• _What the task requires_:
Repeat every line exactly, keeping the pictures out of the copy.

• _Provided material_:
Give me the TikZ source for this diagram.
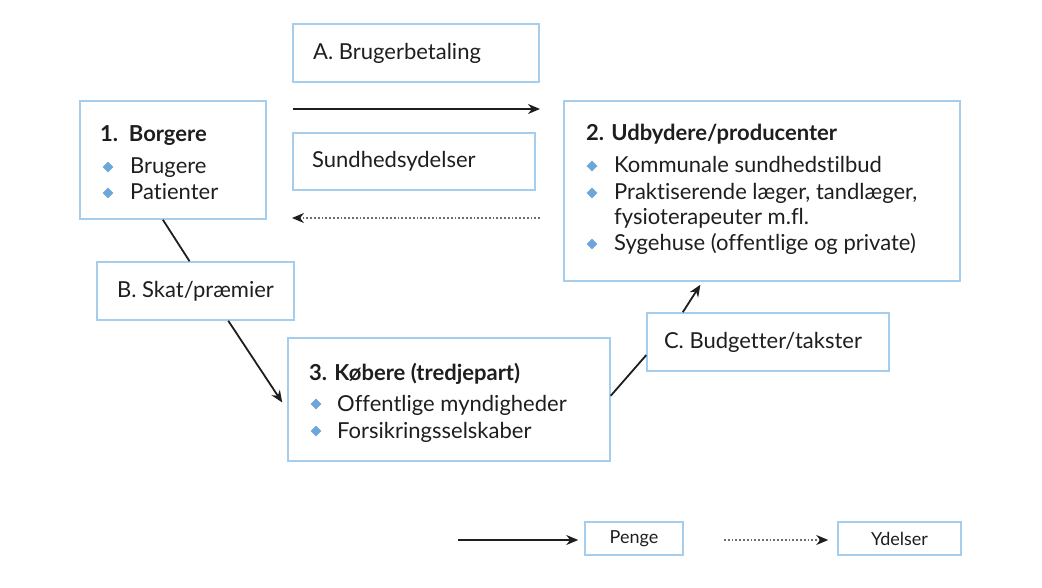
\documentclass[tikz,border=0pt]{standalone}
\usepackage{fontspec}
\setmainfont{Lato}[Ligatures=NoCommon]
\usetikzlibrary{arrows.meta,calc,shapes.geometric}
\definecolor{boxblue}{HTML}{A6CDEC}
\definecolor{bulblue}{HTML}{6CA6DA}
\definecolor{ink}{HTML}{1E1E1E}
\tikzset{
  frame/.style={draw=boxblue,line width=1.5pt,rectangle,inner sep=0pt},
  txt/.style={anchor=base west,inner sep=0pt,text=ink,font=\fontsize{22}{24}\selectfont},
  ttl/.style={txt,font=\fontsize{22}{24}\selectfont\bfseries},
  ctxt/.style={inner sep=0pt,text=ink,font=\fontsize{22}{24}\selectfont},
  ltxt/.style={inner sep=0pt,text=ink,font=\fontsize{18}{20}\selectfont},
  bul/.style={diamond,fill=bulblue,inner sep=0pt,minimum width=11pt,minimum height=11pt},
  money/.style={draw=ink,line width=1.8pt,-{Stealth[length=12pt,width=10pt]}},
  serv/.style={draw=ink!65,line width=1.8pt,dotted,-{Stealth[length=12pt,width=10pt,color=ink]}},
  plain/.style={draw=ink,line width=1.8pt},
}
\begin{document}
\begin{tikzpicture}[x=1pt,y=-1pt]
\useasboundingbox (0,0) rectangle (1042,588);
% boxes
\node[frame,minimum width=186pt,minimum height=118pt] (box1) at (173,160) {};
\node[frame,minimum width=246pt,minimum height=58pt] (boxA) at (416,53) {};
\node[frame,minimum width=242pt,minimum height=57pt] (boxS) at (414,161.5) {};
\node[frame,minimum width=396pt,minimum height=180pt] (box2) at (762,191) {};
\node[frame,minimum width=197pt,minimum height=58pt] (boxB) at (195.5,291) {};
\node[frame,minimum width=322pt,minimum height=123pt] (box3) at (449,399.5) {};
\node[frame,minimum width=242pt,minimum height=58pt] (boxC) at (768,342) {};
\node[frame,minimum width=98pt,minimum height=33pt] (boxP) at (634,538.5) {};
\node[frame,minimum width=123pt,minimum height=33pt] (boxY) at (899.5,538.5) {};
% texts box 1
\node[ttl] (t1) at (100,142) {1.\ \ Borgere};
\node[bul] (b11) at (108,167) {};
\node[txt] (t11) at (130,174) {Brugere};
\node[bul] (b12) at (108,193) {};
\node[txt] (t12) at (130,200) {Patienter};
% A and S
\node[txt] (tA) at (313,60) {A. Brugerbetaling};
\node[txt] (tS) at (312,168) {Sundhedsydelser};
% box 2
\node[ttl] (t2) at (586,141) {2. Udbydere/producenter};
\node[bul] (b21) at (592,166) {};
\node[txt] (t21) at (614,173) {Kommunale sundhedstilbud};
\node[bul] (b22) at (592,193) {};
\node[txt] (t22) at (614,200) {Praktiserende læger, tandlæger,};
\node[txt] (t23) at (614,225) {fysioterapeuter m.fl.};
\node[bul] (b23) at (592,244) {};
\node[txt] (t24) at (614,251) {Sygehuse (offentlige og private)};
% B, C
\node[ctxt] (tB) at (boxB) {B. Skat/præmier};
\node[ctxt] (tC) at ($(boxC)+(-5,0)$) {C. Budgetter/takster};
% box 3
\node[ttl] (t3) at (309,380) {3. Købere (tredjepart)};
\node[bul] (b31) at (316,404) {};
\node[txt] (t31) at (337,411) {Offentlige myndigheder};
\node[bul] (b32) at (316,431) {};
\node[txt] (t32) at (337,438) {Forsikringsselskaber};
% legend texts
\node[ltxt] (tP) at (boxP) {Penge};
\node[ltxt] (tY) at (boxY) {Ydelser};
% arrows top
\coordinate (a1) at (293,109);
\coordinate (a2) at (540,109);
\draw[money] (a1) -- (a2);
\coordinate (s1) at (540,218);
\coordinate (s2) at (292,218);
\draw[serv] (s1) -- (s2);
% box1 -> B -> box3
\draw[plain] ($(box1.south west)!0.446!(box1.south east)$) -- ($(boxB.north west)!0.47!(boxB.north east)$);
\draw[money] ($(boxB.south west)!0.665!(boxB.south east)$) -- ($(box3.west)+(-5,3)$);
% box3 -> C -> box2
\draw[plain] ($(box3.north east)!0.47!(box3.south east)$) -- ($(boxC.north west)!0.72!(boxC.south west)$);
\draw[money] ($(boxC.north west)!0.15!(boxC.north east)$) -- ($(box2.south west)!0.345!(box2.south east)+(0,3)$);
% legend arrows
\coordinate (l1) at (458,540);
\draw[money] (l1) -- ($(boxP.west)+(-6,1.5)$);
\coordinate (l2) at (724,540);
\draw[serv] (l2) -- ($(boxY.west)+(-9,1.5)$);
\end{tikzpicture}
\end{document}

• _Right answer_:
Give me the TikZ source for this diagram.
\documentclass[tikz,border=0pt]{standalone}
\usepackage{fontspec}
\setmainfont{Lato}[Ligatures=NoCommon]
\usetikzlibrary{arrows.meta,calc,shapes.geometric}
\definecolor{boxblue}{HTML}{A6CDEC}
\definecolor{bulblue}{HTML}{6CA6DA}
\definecolor{ink}{HTML}{1E1E1E}
\tikzset{
  frame/.style={draw=boxblue,line width=1.5pt,rectangle,inner sep=0pt},
  txt/.style={anchor=base west,inner sep=0pt,text=ink,font=\fontsize{22}{24}\selectfont},
  ttl/.style={txt,font=\fontsize{22}{24}\selectfont\bfseries},
  ctxt/.style={inner sep=0pt,text=ink,font=\fontsize{22}{24}\selectfont},
  ltxt/.style={inner sep=0pt,text=ink,font=\fontsize{18}{20}\selectfont},
  bul/.style={diamond,fill=bulblue,inner sep=0pt,minimum width=11pt,minimum height=11pt},
  money/.style={draw=ink,line width=1.8pt,-{Stealth[length=12pt,width=10pt]}},
  serv/.style={draw=ink!65,line width=1.8pt,dotted,-{Stealth[length=12pt,width=10pt,color=ink]}},
  plain/.style={draw=ink,line width=1.8pt},
}
\begin{document}
\begin{tikzpicture}[x=1pt,y=-1pt]
\useasboundingbox (0,0) rectangle (1042,588);
% boxes
\node[frame,minimum width=186pt,minimum height=118pt] (box1) at (173,160) {};
\node[frame,minimum width=246pt,minimum height=58pt] (boxA) at (416,53) {};
\node[frame,minimum width=242pt,minimum height=57pt] (boxS) at (414,161.5) {};
\node[frame,minimum width=396pt,minimum height=180pt] (box2) at (762,191) {};
\node[frame,minimum width=197pt,minimum height=58pt] (boxB) at (195.5,291) {};
\node[frame,minimum width=322pt,minimum height=123pt] (box3) at (449,399.5) {};
\node[frame,minimum width=242pt,minimum height=58pt] (boxC) at (768,342) {};
\node[frame,minimum width=98pt,minimum height=33pt] (boxP) at (634,538.5) {};
\node[frame,minimum width=123pt,minimum height=33pt] (boxY) at (899.5,538.5) {};
% texts box 1
\node[ttl] (t1) at (100,142) {1.\ \ Borgere};
\node[bul] (b11) at (108,167) {};
\node[txt] (t11) at (130,174) {Brugere};
\node[bul] (b12) at (108,193) {};
\node[txt] (t12) at (130,200) {Patienter};
% A and S
\node[txt] (tA) at (313,60) {A. Brugerbetaling};
\node[txt] (tS) at (312,168) {Sundhedsydelser};
% box 2
\node[ttl] (t2) at (586,141) {2. Udbydere/producenter};
\node[bul] (b21) at (592,166) {};
\node[txt] (t21) at (614,173) {Kommunale sundhedstilbud};
\node[bul] (b22) at (592,193) {};
\node[txt] (t22) at (614,200) {Praktiserende læger, tandlæger,};
\node[txt] (t23) at (614,225) {fysioterapeuter m.fl.};
\node[bul] (b23) at (592,244) {};
\node[txt] (t24) at (614,251) {Sygehuse (offentlige og private)};
% B, C
\node[ctxt] (tB) at (boxB) {B. Skat/præmier};
\node[ctxt] (tC) at ($(boxC)+(-5,0)$) {C. Budgetter/takster};
% box 3
\node[ttl] (t3) at (309,380) {3. Købere (tredjepart)};
\node[bul] (b31) at (316,404) {};
\node[txt] (t31) at (337,411) {Offentlige myndigheder};
\node[bul] (b32) at (316,431) {};
\node[txt] (t32) at (337,438) {Forsikringsselskaber};
% legend texts
\node[ltxt] (tP) at (boxP) {Penge};
\node[ltxt] (tY) at (boxY) {Ydelser};
% arrows top
\coordinate (a1) at (293,109);
\coordinate (a2) at (540,109);
\draw[money] (a1) -- (a2);
\coordinate (s1) at (540,218);
\coordinate (s2) at (292,218);
\draw[serv] (s1) -- (s2);
% box1 -> B -> box3
\draw[plain] ($(box1.south west)!0.446!(box1.south east)$) -- ($(boxB.north west)!0.47!(boxB.north east)$);
\draw[money] ($(boxB.south west)!0.665!(boxB.south east)$) -- ($(box3.west)+(-5,3)$);
% box3 -> C -> box2
\draw[plain] ($(box3.north east)!0.47!(box3.south east)$) -- ($(boxC.north west)!0.72!(boxC.south west)$);
\draw[money] ($(boxC.north west)!0.15!(boxC.north east)$) -- ($(box2.south west)!0.345!(box2.south east)+(0,3)$);
% legend arrows
\coordinate (l1) at (458,540);
\draw[money] (l1) -- ($(boxP.west)+(-6,1.5)$);
\coordinate (l2) at (724,540);
\draw[serv] (l2) -- ($(boxY.west)+(-9,1.5)$);
\end{tikzpicture}
\end{document}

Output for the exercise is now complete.